The Biden plan would also double the tax on “global intangible low-taxed income,” or Gilti, making it more costly for U.S. companies to operate globally. This unfairly punishes American workers who support international sales.

In Ohio, companies like Procter & Gamble rely on overseas production to serve foreign markets in an affordable manner, which helps them employ thousands of Ohioans who support those foreign operations. The proposed Biden tax increases would hamstring the ability of these companies to compete overseas, resulting in lost American jobs.

The Biden administration also proposes to eliminate a provision of the tax code regarding what’s called foreign derived intangible income, or FDII. This 2017 rule encouraged American companies to bring their intellectual property back to the U.S. and keep it here. Google, Qualcomm and Facebook brought intellectual property home, and companies such as Intel and Disney kept theirs in the U.S. because of this incentive.

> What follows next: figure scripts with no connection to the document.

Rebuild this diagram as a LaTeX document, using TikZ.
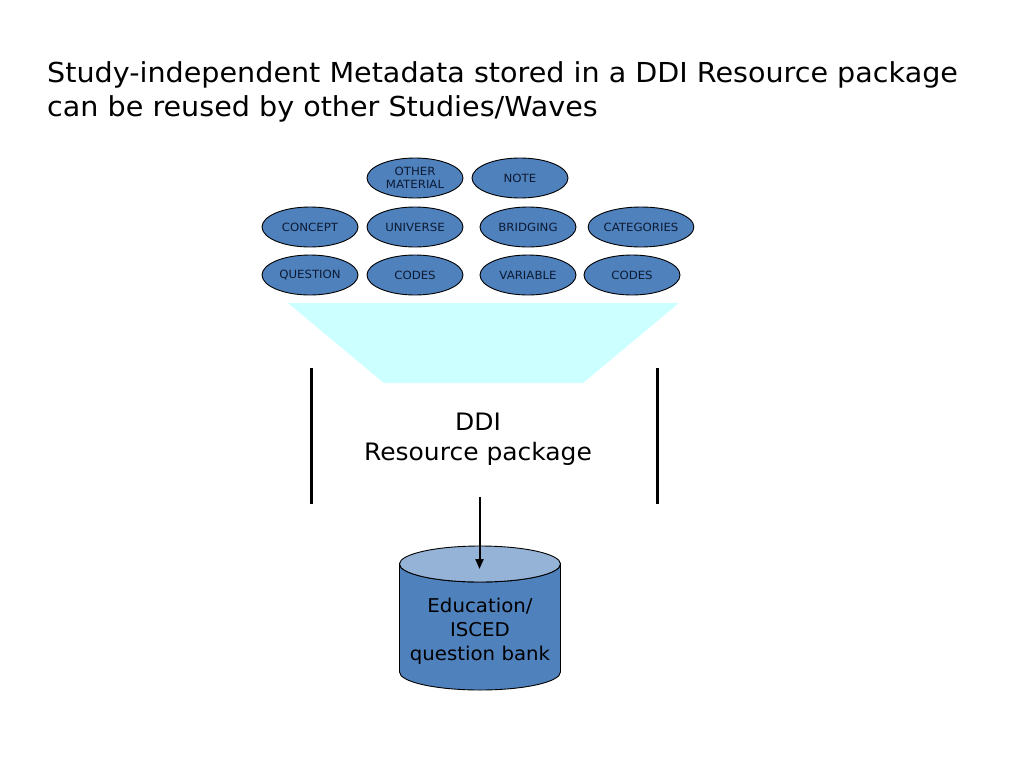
\documentclass[tikz,border=0pt]{standalone}
\usepackage{fontspec}
\setmainfont{DejaVu Sans}[FakeStretch=1.04]
\usetikzlibrary{shapes.geometric,arrows.meta}

\definecolor{itemblue}{HTML}{4F81BD}
\definecolor{lidblue}{HTML}{95B3D7}
\definecolor{funnelcyan}{HTML}{CCFFFF}
\definecolor{itemtext}{HTML}{0C1A33}

\begin{document}
\begin{tikzpicture}[x=1pt,y=-1pt,
  item/.style={shape=ellipse,draw=black,line width=0.9pt,fill=itemblue,
    minimum width=96pt,minimum height=40pt,inner sep=0pt,align=center,
    text=itemtext,font=\fontsize{11.3}{13.5}\selectfont}]

  \useasboundingbox (0,0) rectangle (1024,768);

  % title
  \node[anchor=north west,inner sep=0pt,align=left,
    font=\fontsize{27.5}{34}\selectfont] (title) at (47,61)
    {Study-independent Metadata stored in a DDI Resource package\\
     can be reused by other Studies/Waves};

  % draw metadata items
  \node[item] (other) at (415,178) {OTHER\\MATERIAL};
  \foreach \name/\x/\y/\t in {note/520/178/NOTE,
      concept/310/227/CONCEPT, universe/415/227/UNIVERSE,
      bridging/528/227/BRIDGING, categories/641/227/CATEGORIES,
      question/310/275/QUESTION, codesa/415/275/CODES,
      variable/528/275/VARIABLE, codesb/632/275/CODES} {
    \node[item] (\name) at (\x,\y) {\t};
  };

  % funnel and package walls
  \fill[funnelcyan] (288,303) -- (679,303) -- (583,383) -- (384,383) -- cycle;
  \draw[line width=3pt] (311,368) -- (311,504);
  \draw[line width=3pt] (657,368) -- (657,504);

  \node[align=center,inner sep=0pt,font=\fontsize{24}{30}\selectfont] (ddi)
    at (478,439) {DDI\\Resource package};

  % question bank cylinder
  \filldraw[fill=itemblue,draw=black,line width=0.9pt] (399.5,564) -- (399.5,672)
    arc[start angle=180,end angle=0,x radius=80.5,y radius=18] -- (560.5,564)
    arc[start angle=0,end angle=180,x radius=80.5,y radius=18] -- cycle;
  \filldraw[fill=lidblue,draw=black,line width=0.9pt] (480,564)
    ellipse[x radius=80.5,y radius=18];
  \coordinate (lid) at (479.5,569);

  \node[align=center,inner sep=0pt,font=\fontsize{19}{24}\selectfont] (bank)
    at (480,631) {Education/\\ISCED\\question bank};

  \draw[line width=2pt,-{Triangle[length=10pt,width=8pt]},shorten <=31.5pt]
    (ddi.south -| lid) -- (lid);

\end{tikzpicture}
\end{document}
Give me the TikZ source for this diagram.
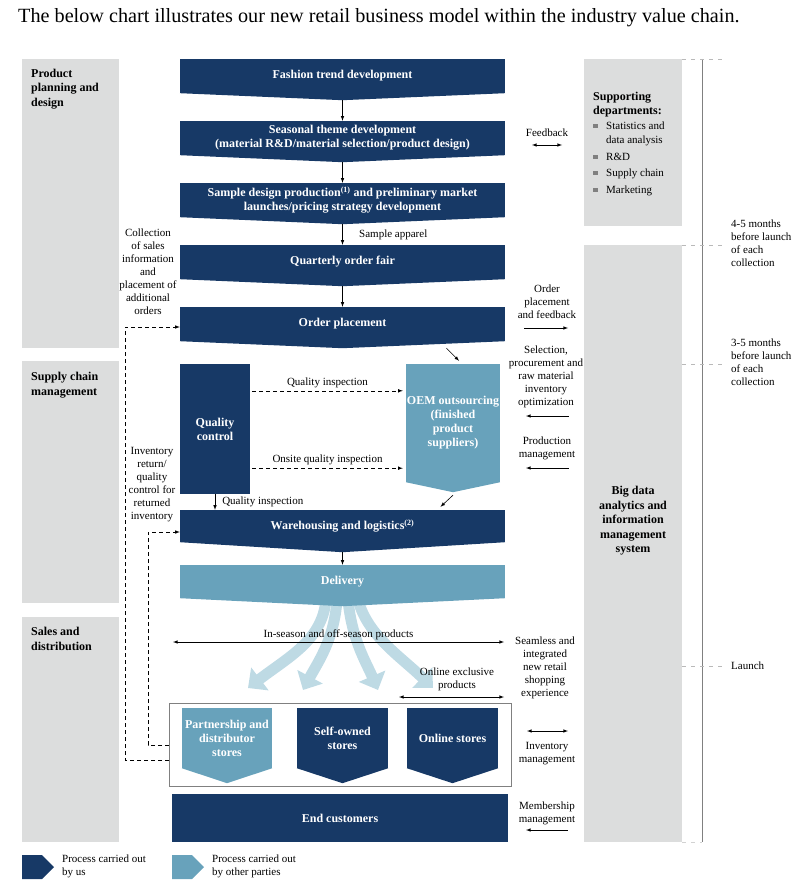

The Biden administration claims that it wants the U.S. to be more competitive, yet its tax increases would do the opposite. In a telling admission, Ms. Yellen asked other countries earlier this month to raise their corporate tax rates to ensure “a more level playing field.”

Those countries understand competition. They’re ignoring her advice and lowering rates. Ireland’s finance minister has indicated that his country has no interest in raising taxes.

Multiple studies, including from the nonpartisan Congressional Budget Office, show that workers will bear most of the burden of higher rates in the form of lower wages and lost jobs.

Instead of a $2.7 trillion plan that goes way beyond any definition of infrastructure and is paid for with tax hikes on workers and the economy, let’s go back to the proven model: a bipartisan bill focused on real infrastructure with sensible funding mechanisms.

Partisan tax hikes will only make America uncompetitive again, hurting American workers and their families.